Education Careers: Choosing A Major

Factors you need to consider when deciding on what field of knowledge you should choose to seek a job as teacher. Information on different standards, school sizes and position security.

So, you've finally decided that you want to go into the field of education and spend your days teaching others. Congratulations! You've picked a respected and honorable profession. Even though you know you want to be teacher, you might not know exactly what it is you want to teach.

Different states have different requirements for obtaining a teaching certificate. With the new No Child Left Behind legislation, however, each state is tightening up the requirements and qualifications that teachers must meet. In the past in states with teacher shortages, it wasn't usually a problem to teach out of field. This means that you might have an English degree, but you are hired to teach a science class. While this still does occur in some school systems, the practice is frowned upon, and many systems can be fined for hiring teachers to teach anything other than what they are certified to teach.

Of course, some school systems have a large selection of applications to choose from. Some subject areas are more difficult to fill than others. When you are deciding what subject area you want to major in, you need to look at several factors. Are you willing to relocate once you graduate from college? If you don't have a preference and would move anywhere in the United States or world, then you don't have to worry about picking a subject area based on availability. There are teaching shortages in virtually every subject in certain areas of the country.
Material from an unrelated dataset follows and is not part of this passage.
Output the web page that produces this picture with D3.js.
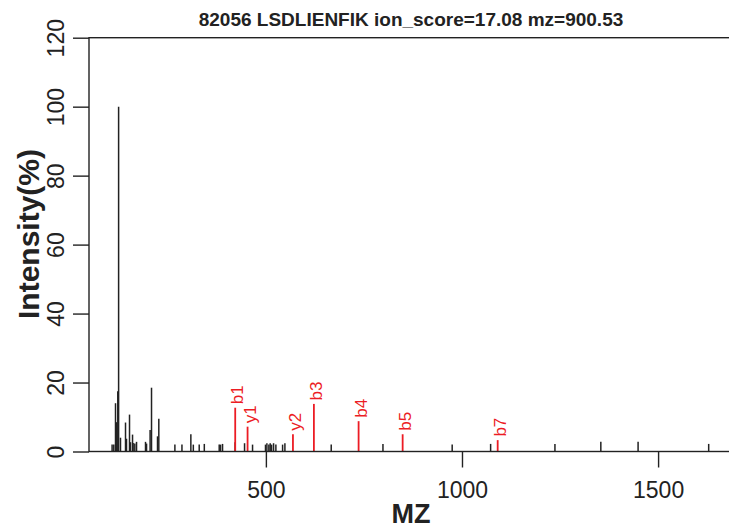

If, however, you want to remain in the area that you consider your hometown, or you want to relocate to a particular city or state, you need to do some investigating. Find out what subject areas have the highest need. Talk to local school administrators. Visit the local school boards. Talk to other teachers. Find out as much information as possible so you can make an informed decision. Sure, it would be great to major in whatever area you choose and walk right into the job, but many times that isn't the case.

The trend for education majors in some areas seems to be slanting towards elementary education over secondary education. Secondary education involves teaching middle school and high school aged students. Because discipline becomes a major issue when teaching the upper grades, education students are more often choosing to go into elementary education. They typically can teach kindergarten through sixth grade. This is the next point you need to consider. Find out which area is easier to find a position in the school system or area that you favor.

There are positive factors for getting an elementary teaching certificate. If you major in elementary education, you may or may not have to declare a major in a subject area. Since elementary teachers typically teach all of the subject areas, they can usually teach any of the lower level grades. This means that if there is an opening in an elementary school, you would more than likely be qualified. The job would probably be posted as an elementary job, not limited to subject area.

If you do choose to go into secondary education, there are particular subjects that generally have more need than others. Math and science jobs are generally much easier to find than history, English, or physical education. Keep in mind that while there are probably several math, science, history, and English teachers in each school, there are only one or two physical education or health teachers there.

If the school is very small, the physical education teacher and the health teacher are probably the same person. Unless the school is very large, there is usually only one consumer science teacher, also known as the home economics teacher, one art teacher, one music teacher, and one drama teacher. Majoring in these fields will drastically lessen your chances of getting hired.

Another point to keep in mind is as a typical rule, many coaches are history teachers also. If you want to major in teaching but you don't want to coach, you may have difficulty finding a teaching job. Job openings in History Departments are often filled by coaches. If you do major in history, double major in another subject to increase your chances.

While school systems sometimes have a hard time finding a foreign language teacher, foreign languages, along with art, music, and drama, are often the first programs cut when a school has a funding shortage. If you major in one of these areas, it is a good idea to double major in a core curriculum subject such as math, science, English, or history. If your language or arts program gets cut, you might be able to hold onto your job by teaching in your other subject area.

Choosing education as your profession is an admirable goal. With some serious forethought and planning, however, you can become successful in obtaining that perfect teaching position.